If the answer is yes to all the above you need to file. You have been the only one really committed and REALLY trying in this marriage. And what has he done? ****ed around on you. Great pay back for being so injured that he had to be waited on hand and foot by you. FOR FOUR MONTHS. Im not sure his lover would do that. 

To save a marriage you must be willing to lose it. He needs to KNOW what it is to lose you. He may think he loves her more... he doesn't. He loves HIM MORE THAN ANYONE. 

BOOT THE BASTARD.


----------



## 3Xnocharm (Jun 22, 2012)

Im honestly not sure how you stayed this long! Just keep picturing how peaceful your life will be without worrying about who your husband is out screwing around with.


----------



## DanielleBennett (Oct 9, 2015)

You aren't happy and it's pretty clear that he isn't going to stop having these affairs with women. How did you stay this long with this man? I would honestly be very angry if this happened to me. Document every affair you can, get screen shots, emails, any evidence you can and leave him! Get child support to help you take care of the children and get a job to help you get on your feet. Rebuild your life and be happy. It will be very hard and it will hurt, but you WILL be happier! It is not okay for him to do what he is doing to you, and accepting it as okay is only going to drag you further into a dark hole and make you very depressed.


----------



## mjgh06 (Feb 27, 2016)

b1tterwfe said:


> ...
> No debt, and just rent, he works and I stay home to homeschool the children.
> Assets? I chuckle at this because of the one income, we have nothing of any value, besides sentimental.
> And yes I am fully aware of the lack of income coming from me, I do have a few plans to cover that issue that I'm starting now,
> ...


I agree with your basis premise of the housewife/mom. However to truly be that, you have to start at a point of self confidence and assurance within yourself. Honestly, you never had that and still don't. Women don't need men; men don't need women. With that said, together you can complete a whole. That is what marriage is supposed to be - a partnership working together toward the end goal. You don't have that.

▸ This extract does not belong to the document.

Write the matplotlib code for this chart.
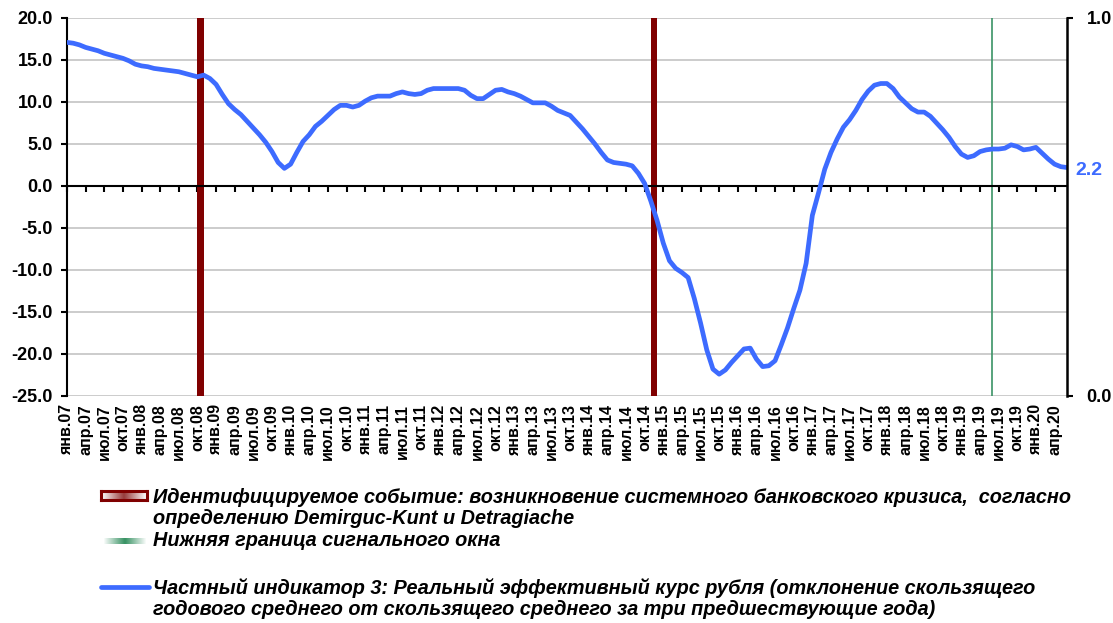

Getting D doesn't have to be immediate. Give it another year. NOT to work on your marriage! Work on you.
(I hear some of the posters already say F that - get out now!)

Here are my reasons - you have spent your life with this man using you. Use him during this time to continue paying the bills as you work on yourself. 
1. Start IC, there are free to low cost clinics that will do that. Look up Behavior Centers in your area. 
2. Work on getting the education, you need to get a good job - not a min wage one. You'll need this to support the children still at home when he decides to skip town. Pell grants and state grants can provide this.
3. Get a part-time job when he is home. Make him start taking some responsibility for the children at home. Keep the money you earn in your own savings account.
4. Start practicing the 180 many refer to here. the 180
5. In a year's time, you should be well on your way to the self-confidence you need and the finances to start going it alone.

6. After above, get an apartment and move out - 180 full effect.
7. File the divorce and never look back.


----------



## aine (Feb 15, 2014)

Bitterwife, your WH has brought you to hell and back, you owe him nothing, if anything he owes you for keeping the home and kids together though I am sure the kids know what you have put up with and you are not modelling a good marriage for them.
Make your plans to leave as Mjgh06 outlined above. Get your ducks in a row, try and get some work and make plans to leave him in the dust. You deserve more than this excuse for a man.


----------



## VeryHurt (Mar 11, 2011)

BW ~

Your name says it all: You are filled with bitterness and resentment and you should be!

After reading your sad post, it is safe to say that you have been treated horribly by your husband.

I am in agreement with others, it is time to end your pain and leave.

Be Strong !!


----------